I wanted gitweb to show descriptions for each repository, so I edited the file to add a category (one word) and a description (the rest of the line). I wrote another script to clone all the repositories from gitorious.org:

source="https://gitorious.org/"
cloneurl="http://code.mathr.co.uk/"
while read project repository category description
do
  git clone --bare "${source}${project}/${repository}" "${repository}"
  pushd "${repository}"
  echo "${cloneurl}${repository}.git" > cloneurl
  echo "${category}" > category
  echo "${description}" > description
  cat > hooks/post-update << EOF
#!/bin/sh
exec git update-server-info
EOF
  chmod +x hooks/post-update
  ./hooks/post-update
  popd
done

Note that this flattens the directory structure, which suited me fine, but your needs may differ.
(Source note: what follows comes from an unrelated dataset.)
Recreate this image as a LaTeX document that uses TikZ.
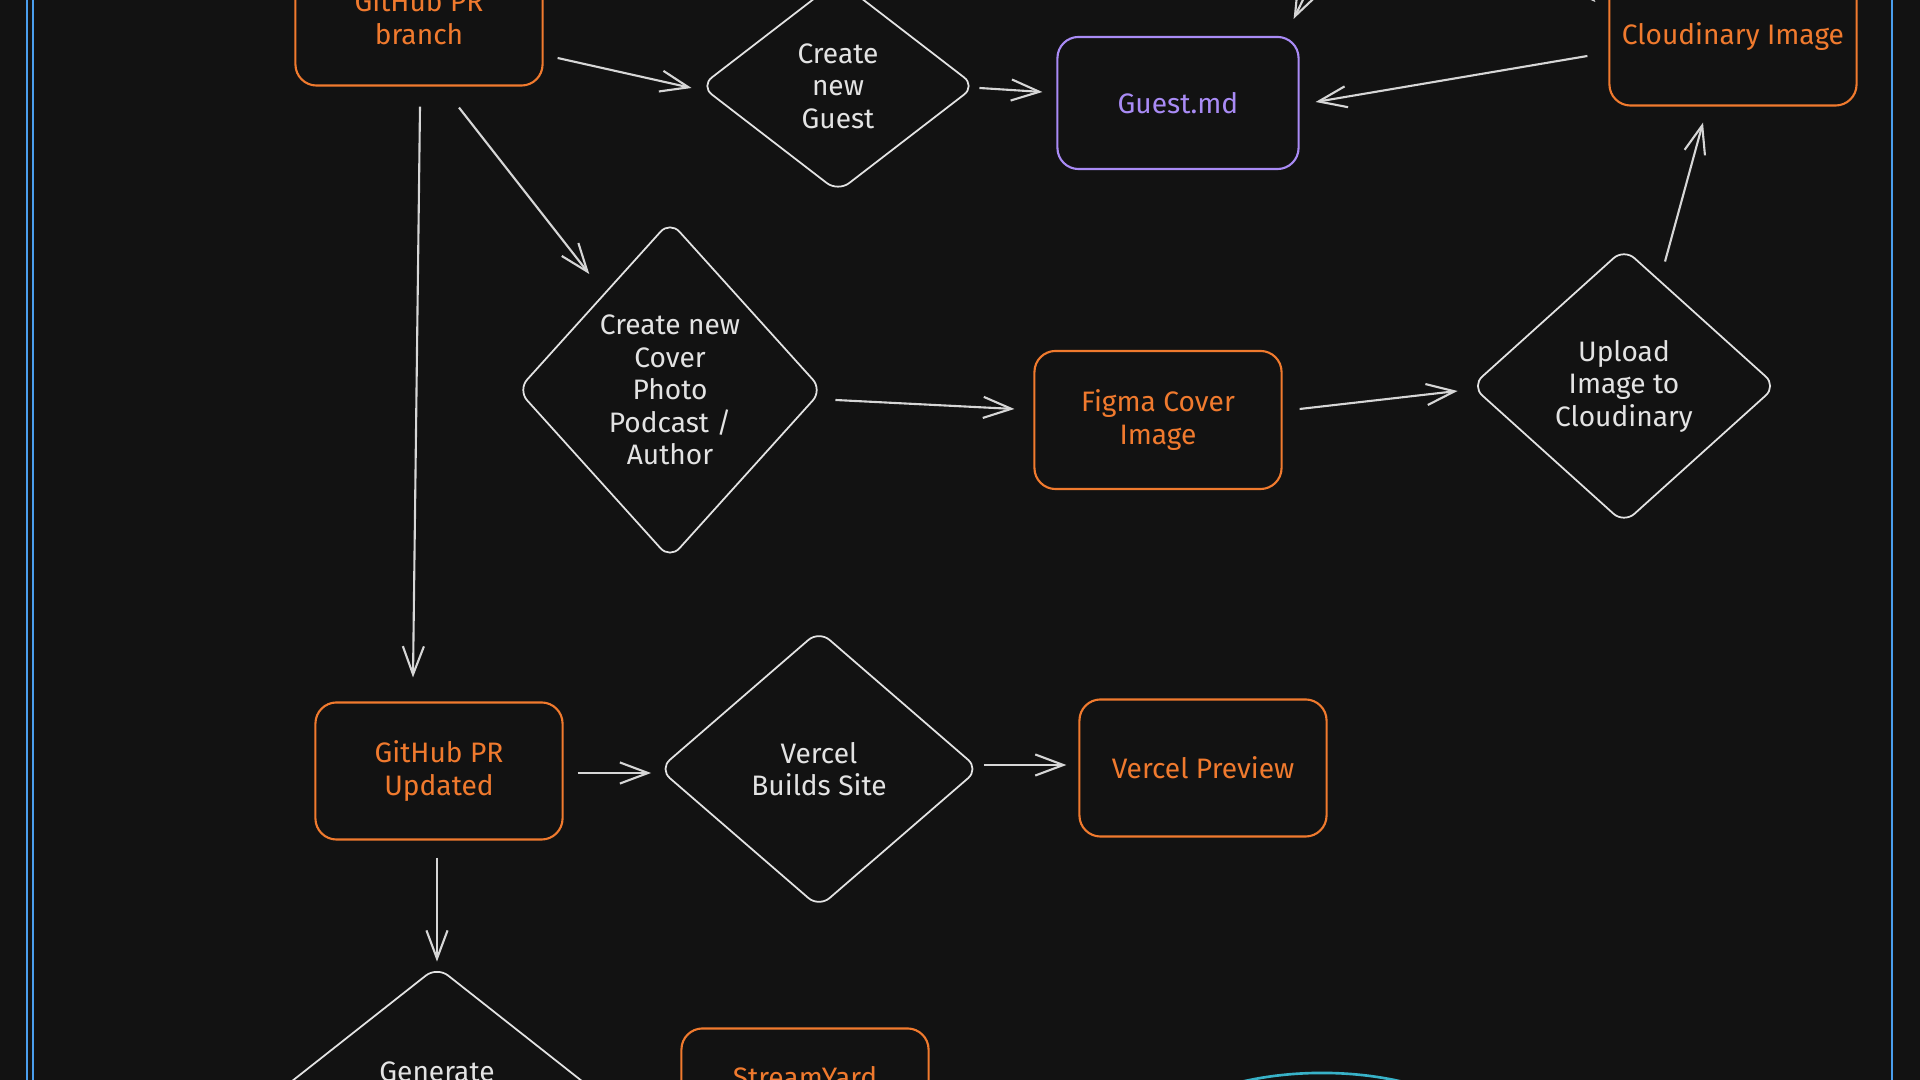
\documentclass[tikz,border=0pt]{standalone}
\usepackage{fontspec}
\setmainfont{Fira Sans}
\usepackage{tikz}
\usetikzlibrary{
  arrows.meta,
  positioning,
  shapes.geometric,
  calc
}
\definecolor{canvas}{HTML}{121212}
\definecolor{sketchorange}{HTML}{F07A2E}
\definecolor{sketchviolet}{HTML}{A98BF5}
\definecolor{sketchwhite}{HTML}{E3E3E3}
\definecolor{sketchgray}{HTML}{D6D6D6}
\definecolor{frameblue}{HTML}{4A9EED}
\definecolor{sketchteal}{HTML}{38B2C8}
\newcommand{\handfont}{\fontsize{8}{9.25}\selectfont}
\tikzset{
  orangebox/.style={draw=sketchorange, text=sketchorange, line width=0.6pt,
    rounded corners=6pt, minimum width=2.47cm, minimum height=1.37cm,
    align=center, font=\handfont},
  violetbox/.style={draw=sketchviolet, text=sketchviolet, line width=0.6pt,
    rounded corners=6pt, minimum width=2.41cm, minimum height=1.32cm,
    align=center, font=\handfont},
  decision/.style={diamond, draw=sketchwhite, text=sketchwhite, line width=0.5pt,
    rounded corners=4pt, inner sep=0pt, align=center, font=\handfont},
  arr/.style={-{Straight Barb[length=8pt, width=6pt]}, sketchgray, line width=0.6pt},
  frameline/.style={draw=frameblue, line width=0.55pt},
}

\begin{document}
\begin{tikzpicture}[x=0.01cm, y=-0.01cm]
  % Canvas
  \useasboundingbox (0,0) rectangle (1920,1080);
  \fill[canvas] (0,0) rectangle (1920,1080);
  \clip (0,0) rectangle (1920,1080);

  % Frame round the flow
  \draw[frameline] (27,-60) rectangle (1892,1160);
  \draw[frameline] (33,-60) -- (33,1160);

  % Top row
  \node[orangebox] (branch) at (419,17) {GitHub PR\\branch};
  \node[decision, minimum width=2.75cm, minimum height=2.12cm] (newguest) at (838,86)
    {Create\\new\\Guest};
  \node[violetbox] (guestmd) at (1178,103) {Guest.md};
  \node[orangebox] (cloudimg) at (1733,37) {Cloudinary Image};

  % Cover photo row
  \node[decision, minimum width=3.05cm, minimum height=3.38cm] (cover) at (670,390)
    {Create new\\Cover\\Photo\\Podcast /\\Author};
  \node[orangebox, minimum height=1.38cm] (figma) at (1158,420) {Figma Cover\\Image};
  \node[decision, minimum width=3.05cm, minimum height=2.75cm] (upload) at (1624,386)
    {Upload\\Image to\\Cloudinary};

  % Preview row
  \node[orangebox] (updated) at (439,771) {GitHub PR\\Updated};
  \node[decision, minimum width=3.2cm, minimum height=2.77cm] (vbuild) at (819,769)
    {Vercel\\Builds Site};
  \node[orangebox] (vpreview) at (1203,768) {Vercel Preview};

  % Bottom row, cut off by the edge
  \node[decision, minimum width=3.46cm, minimum height=2.73cm] (generate) at (437,1103) {};
  \node[font=\handfont, text=sketchwhite] (generatetxt) at (437,1072) {Generate};
  \node[orangebox] (streamyard) at (805,1097) {};
  \node[font=\handfont, text=sketchorange] (streamtxt) at (805,1077) {StreamYard};
  \node[ellipse, draw=sketchteal, line width=0.75pt,
        minimum width=4cm, minimum height=2.1cm] (store) at (1322,1178) {};

  % Arrows
  \coordinate (topin) at (1346,-88);
  \coordinate (cloudin) at (1530,-60);
  \draw[arr] ($(branch.east)+(14,41)$) -- ($(newguest.west)+(-8,2)$);
  \draw[arr] ($(newguest.east)+(3,2)$) -- ($(guestmd.west)+(-14,-11)$);
  \draw[arr] ($(cloudimg.west)+(-21,19)$) -- ($(guestmd.east)+(16,-1)$);
  \draw[arr] (topin) -- ($(guestmd.north east)+(-6,-17)$);
  \draw[arr] (cloudin) -- ($(cloudimg.west)+(-13,-35)$);
  \draw[arr] ($(branch.south)+(40,21)$) -- ($(cover.north west)+(-4,-31)$);
  \draw[arr] ($(branch.south)+(1,20)$) -- ($(updated.north)+(-26,-24)$);
  \draw[arr] ($(cover.east)+(12,10)$) -- ($(figma.west)+(-19,-11)$);
  \draw[arr] ($(figma.east)+(17,-11)$) -- ($(upload.west)+(-13,5)$);
  \draw[arr] ($(upload.north)+(41,14)$) -- ($(cloudimg.south)+(-30,16)$);
  \draw[arr] ($(updated.east)+(14,2)$) -- ($(vbuild.west)+(-7,4)$);
  \draw[arr] ($(vbuild.east)+(4,-4)$) -- ($(vpreview.west)+(-12,-3)$);
  \draw[arr] ($(updated.south)+(-2,17)$) -- ($(generate.north)+(0,-4)$);
\end{tikzpicture}
\end{document}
I also manually renamed a few projects after the fact, and chose not to migrate a couple (one empty, one huge and mostly not my code). You can change "source" to "git@gitorious.org:" to clone via SSH, and omit "--bare", to make a local backup that you can still push to gitorious.org from. Look into ssh-agent if you have many repositories and don't feel like entering your pass-phrase for each one.

The final step was to generate an atom feed aggregating the feeds for each repository that gitweb generates:

http://code.mathr.co.uk/commits.atom

The aggregator itself is at gitweb-aggregator.

Now I just need to sed the internet to update all the soon-to-be-broken links to my old gitorious.org content...